If $f = 1$, then $T^n(f) = 1$ for all $n$ and thus $\|T^n(f) - f(0)\|_\infty = 0$ for all $n$. When $f(x) = x^m$ for some $m \ge 1$, $T^n(f)(0) = 0$ and for $0 < x \le 1$, $T^n(f)(x) = \frac{x^m}{(m+1)^{n+1}}$. Thus $\|T^n(f) - f(0)\|_\infty \to 0$ as $n\to \infty$. By linearity, your conjecture is true when $f$ is a polynomial.
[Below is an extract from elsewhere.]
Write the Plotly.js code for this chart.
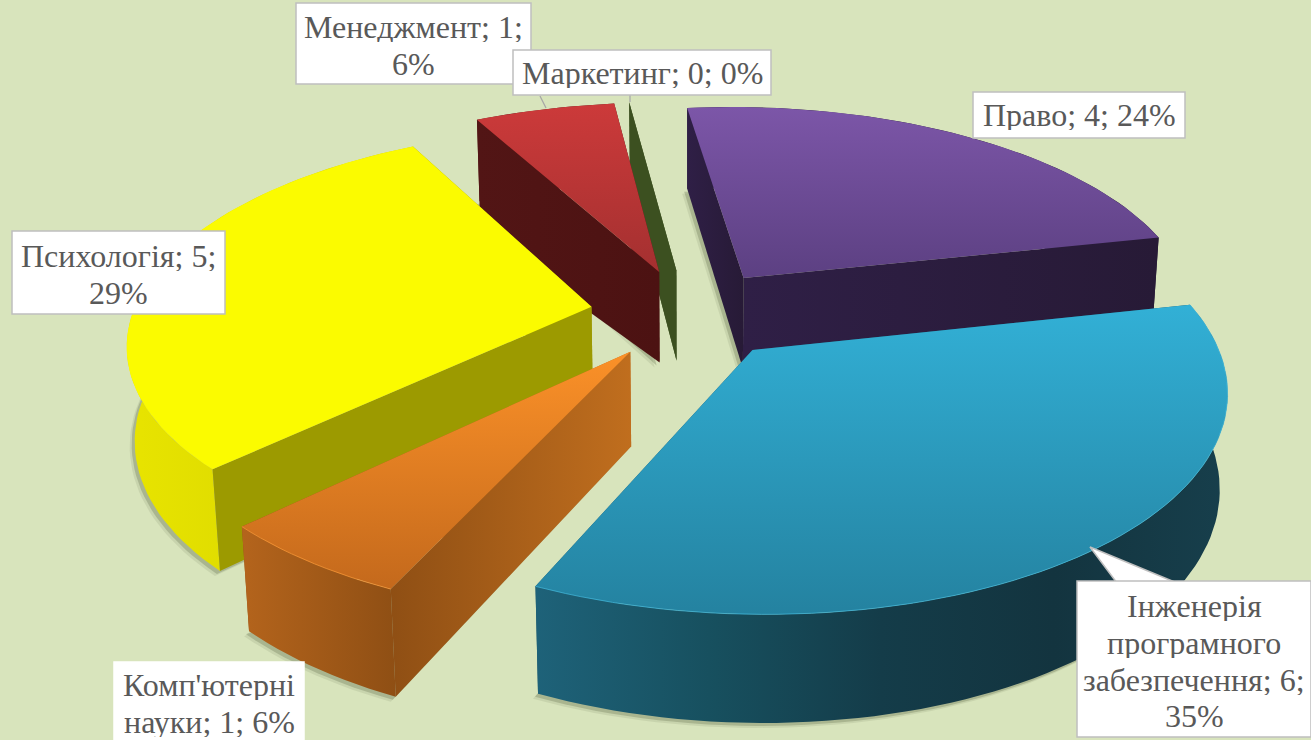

The general case now follows from Weierstrass's approximation theorem and the estimates $\|T^n(f)\| \le \|f\|$, for all $n$. Indeed, given $\varepsilon > 0$, choose a polynomial $p$ such that $\|f - p\|_\infty < \frac{\varepsilon}{3}$. Choose a positive integer $N$ such that $\|T^n(p) - p(0)\|_\infty < \frac{\varepsilon}{3}$ for all $n \ge N$. So if $n \ge N$,

\begin{align} \|T^n(f) - f(0)\|_\infty &\le \|T^n(f) - T^n(p)\|_\infty + \|T^n(p) - p(0)\|_\infty + |p(0) - f(0)|\\ &= \|T^n(f - g)\|_\infty + \|T^n(p) - p(0)\|_\infty + |p(0) - f(0)|\\ &\le 2\|f - g\|_{\infty} + \|T^n(f) - f(0)\|_{\infty}\\ &< \frac{2\varepsilon}{3} + \frac{\varepsilon}{3}\\ &= \varepsilon \end{align}

Since $\varepsilon$ is arbitrary, $\|T^n(f) - f(0)\|_\infty \to 0$ as $n\to \infty$.